One class of passive sensors that has received attention lately is the use of surface acoustic waves. In this case, interdigital electrodes located on a piezoelectric material (e.g., quartz) act as a receiving antenna. When an RF pulse appears, the electrodes cause a surface acoustic wave to propagate on the material. This wave then passes by other sets of electrodes causing small RF pulses to be emitted (or a reflector might be used to send the acoustic wave back to original electrodes) whose relative time delays (and possibly amplitudes) encode both the sensor's identification information as well as the parameter being sensed. Such sensors have been shown to monitor temperature and pressure (stress and strain), both of interest to the aerospace community.

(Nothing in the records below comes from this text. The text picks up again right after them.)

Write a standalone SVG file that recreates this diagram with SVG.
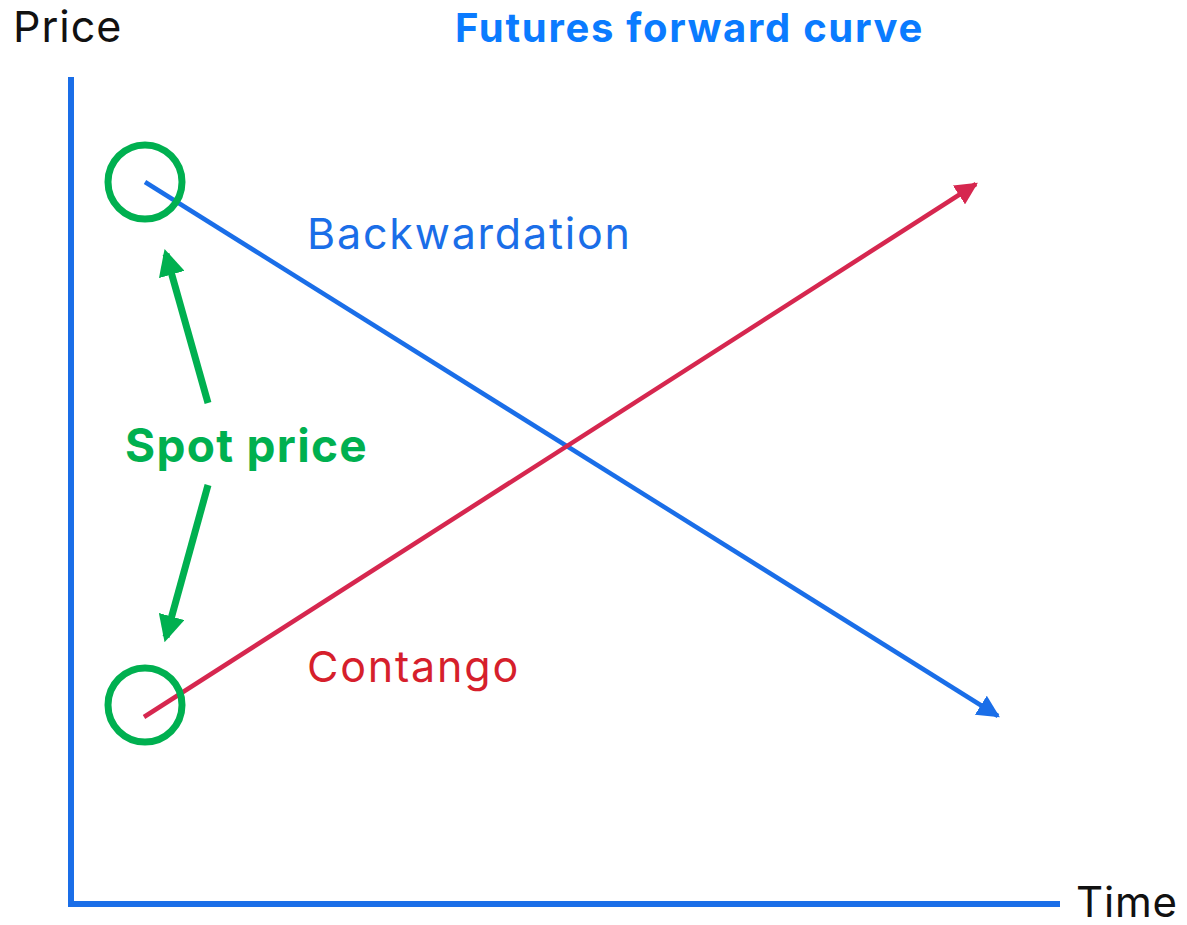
<svg xmlns="http://www.w3.org/2000/svg" width="1187" height="925" viewBox="0 0 1187 925">
  <style>
    .lbl { font-family: Inter, "Liberation Sans", sans-serif; }
    .axis { stroke: #1a6ee8; stroke-width: 6; fill: none; }
    .spot { stroke: #00b050; stroke-width: 7; fill: none; }
    .ptr { stroke: #00b050; stroke-width: 7; fill: none; }
  </style>
  <defs>
    <marker id="headBlue" viewBox="0 0 10 10" refX="9" refY="5" markerWidth="5" markerHeight="5" orient="auto" markerUnits="strokeWidth">
      <path d="M0,0 L10,5 L0,10 z" fill="#1a6ee8"/>
    </marker>
    <marker id="headRed" viewBox="0 0 10 10" refX="9" refY="5" markerWidth="5" markerHeight="5" orient="auto" markerUnits="strokeWidth">
      <path d="M0,0 L10,5 L0,10 z" fill="#d6274f"/>
    </marker>
    <marker id="headGreen" viewBox="0 0 10 10" refX="8" refY="5" markerWidth="3.8" markerHeight="3.8" orient="auto" markerUnits="strokeWidth">
      <path d="M0,0 L10,5 L0,10 z" fill="#00b050"/>
    </marker>
  </defs>

  <g id="axes">
    <path class="axis" d="M71,77 L71,904 L1060,904"/>
  </g>

  <g id="connectors">
    <line id="backwardation-line" x1="145" y1="182" x2="998" y2="716" stroke="#1a6ee8" stroke-width="4.5" marker-end="url(#headBlue)"/>
    <line id="contango-line" x1="144" y1="717" x2="976" y2="184" stroke="#d6274f" stroke-width="4.5" marker-end="url(#headRed)"/>
    <line id="spot-arrow-up" class="ptr" x1="208" y1="403" x2="166" y2="254" marker-end="url(#headGreen)"/>
    <line id="spot-arrow-down" class="ptr" x1="208" y1="485" x2="166" y2="637" marker-end="url(#headGreen)"/>
  </g>

  <g id="spot-high">
    <circle class="spot" cx="145" cy="182" r="37"/>
  </g>
  <g id="spot-low">
    <circle class="spot" cx="145" cy="705" r="37"/>
  </g>

  <g id="title">
    <text class="lbl" x="455" y="42" font-size="40" font-weight="700" fill="#0a7bff" letter-spacing="1.7">Futures forward curve</text>
  </g>
  <g id="price-label">
    <text class="lbl" x="13" y="42" font-size="43" fill="#111" letter-spacing="1">Price</text>
  </g>
  <g id="time-label">
    <text class="lbl" x="1076" y="917" font-size="42" fill="#111" letter-spacing="0.8">Time</text>
  </g>
  <g id="backwardation-label">
    <text class="lbl" x="307" y="249" font-size="43" fill="#1a6ee8" letter-spacing="1.8">Backwardation</text>
  </g>
  <g id="contango-label">
    <text class="lbl" x="307" y="682" font-size="43" fill="#d61f2c" letter-spacing="1.8">Contango</text>
  </g>
  <g id="spot-label">
    <text class="lbl" x="125" y="462" font-size="46" font-weight="700" fill="#00b050" letter-spacing="1.3">Spot price</text>
  </g>
</svg>
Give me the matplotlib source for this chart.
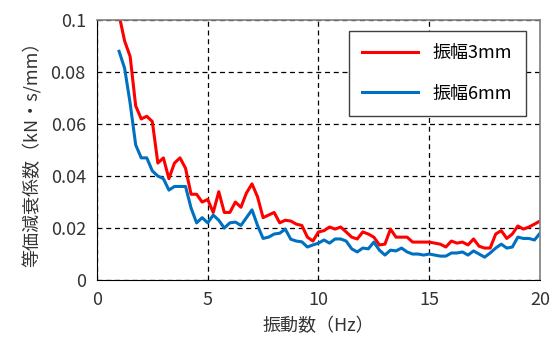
import numpy as np
import matplotlib
matplotlib.use('Agg')
import matplotlib.pyplot as plt

plt.rcParams['font.family'] = ['Noto Sans CJK JP', 'DejaVu Sans']

# frequency grid (Hz), 0.25 Hz steps from 1 to 20
freq = np.linspace(1, 20, 77)

amp3mm = [0.102, 0.092, 0.086, 0.067, 0.062, 0.063, 0.061, 0.045, 0.047, 0.039,
          0.045, 0.047, 0.043, 0.033, 0.033, 0.030, 0.031, 0.026, 0.034, 0.026,
          0.026, 0.030, 0.028, 0.0335, 0.037, 0.032, 0.024, 0.025, 0.026, 0.022,
          0.023, 0.0227, 0.0215, 0.021, 0.0165, 0.015, 0.0185, 0.019, 0.0204, 0.0196,
          0.0204, 0.0185, 0.0165, 0.0158, 0.0185, 0.0177, 0.0165, 0.0135, 0.0138, 0.0196,
          0.0165, 0.0165, 0.0165, 0.0146, 0.0146, 0.0146, 0.0146, 0.0142, 0.0138, 0.0127,
          0.015, 0.0142, 0.0146, 0.0135, 0.0158, 0.013, 0.0123, 0.0123, 0.0177, 0.019,
          0.016, 0.0177, 0.0208, 0.0196, 0.0204, 0.0215, 0.0227]

amp6mm = [0.088, 0.0815, 0.068, 0.052, 0.047, 0.047, 0.042, 0.040, 0.039, 0.0346,
          0.036, 0.036, 0.036, 0.0277, 0.022, 0.024, 0.022, 0.025, 0.023, 0.020,
          0.022, 0.0223, 0.021, 0.024, 0.027, 0.021, 0.016, 0.0165, 0.0177, 0.018,
          0.0196, 0.0157, 0.015, 0.0147, 0.0127, 0.0135, 0.0142, 0.0154, 0.0142, 0.0158,
          0.0158, 0.015, 0.012, 0.0108, 0.0123, 0.012, 0.0146, 0.0115, 0.0096, 0.0115,
          0.0112, 0.0123, 0.0108, 0.010, 0.010, 0.0096, 0.010, 0.0096, 0.0092, 0.0092,
          0.0104, 0.0104, 0.0108, 0.0096, 0.0112, 0.010, 0.0088, 0.0104, 0.0123, 0.0138,
          0.0123, 0.0127, 0.0165, 0.016, 0.016, 0.0154, 0.018]

xticks = [0, 5, 10, 15, 20]
yticks = [0, 0.02, 0.04, 0.06, 0.08, 0.1]
ytick_labels = ['0', '0.02', '0.04', '0.06', '0.08', '0.1']

fig = plt.figure(figsize=(5.57, 3.47), dpi=100)
ax = fig.add_axes([0.174, 0.193, 0.7955, 0.749])

ax.plot(freq, amp3mm, color='#FF0000', lw=2.2, label='振幅3mm')
ax.plot(freq, amp6mm, color='#0070C0', lw=2.2, label='振幅6mm')

ax.set_xlim(0, 20)
ax.set_ylim(0, 0.1)
ax.set_xticks(xticks)
ax.set_yticks(yticks)
ax.set_yticklabels(ytick_labels)
ax.tick_params(length=0, labelsize=13, pad=8, colors='#333333')
ax.grid(True, color='black', linestyle=(0, (4, 3)), lw=0.9)

for s in ['left', 'bottom']:
    ax.spines[s].set_color('black')
for s in ['top', 'right']:
    ax.spines[s].set_color('#7f7f7f')
    ax.spines[s].set_linewidth(1.2)

ax.set_xlabel('振動数（Hz）', fontsize=13, color='#333333', labelpad=6)
ax.set_ylabel('等価減衰係数（kN・s/mm）', fontsize=13, color='#333333', labelpad=6)

leg = ax.legend(loc='upper right', bbox_to_anchor=(0.968, 0.96), fontsize=13,
                fancybox=False, edgecolor='#404040', framealpha=1,
                handlelength=3.1, borderpad=0.75, labelspacing=1.25, borderaxespad=0)
leg.get_frame().set_linewidth(1.0)

fig.savefig('out.png', dpi=100)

As stated above, an alternative to a passive sensor would be one that acquired its power from the incoming RF pulse, rectifying and filtering it to charge a capacitor. This energy would then be used to turn on circuitry, read a sensor, and then broadcast an encoded signal back to a receiver. This might allow smaller and denser packing of sensors than that achieved by the use of SAW devices, but would likely require higher RF powers. Also, higher power RF transmitters pose safety problems both to individuals as well as to flight equipment, so such an approach would need to be carefully thought out.

Innovations are sought for the following sensor applications:

• Hundreds of temperature sensors might be mounted under the vehicle skin with an internal RF interrogator that scanned through each sensor once per second, constantly monitoring the heat load on the vehicle or hundreds of strain sensors being used to track the pressure distribution exerted on the vehicle. In these cases the distance to the sensors might not be more than 20 to 30 feet from the RF source/receiver, though shorter interrogation distances might be possible. The goal though is to minimize running cables throughout the vehicle, yet still obtain a large amount of vehicle health data.
  
• Such sensors would be incorporated into the thermal protection system (TPS) of a future vehicle, e.g., located under foam, or even under the tiles of the Space Shuttle. In this application a field inspector would carry a transmitter/receiver with a short (3-4 feet) sensing range that could scan the flight hardware during ground processing. Possibly, such sensors could be used to sense water intrusion under the TPS, abnormal stresses, or out of range temperatures during fueling operations.
  
• There is a need for better pressure monitoring within the tires of future vehicles, as well as the Shuttle, and locating a passive sensor within each tire would provide assurance to the pilot that he can land. It is known that SAW devices are in development for this application and it might be that a first aerospace use of such sensors will be for tire pressure monitoring.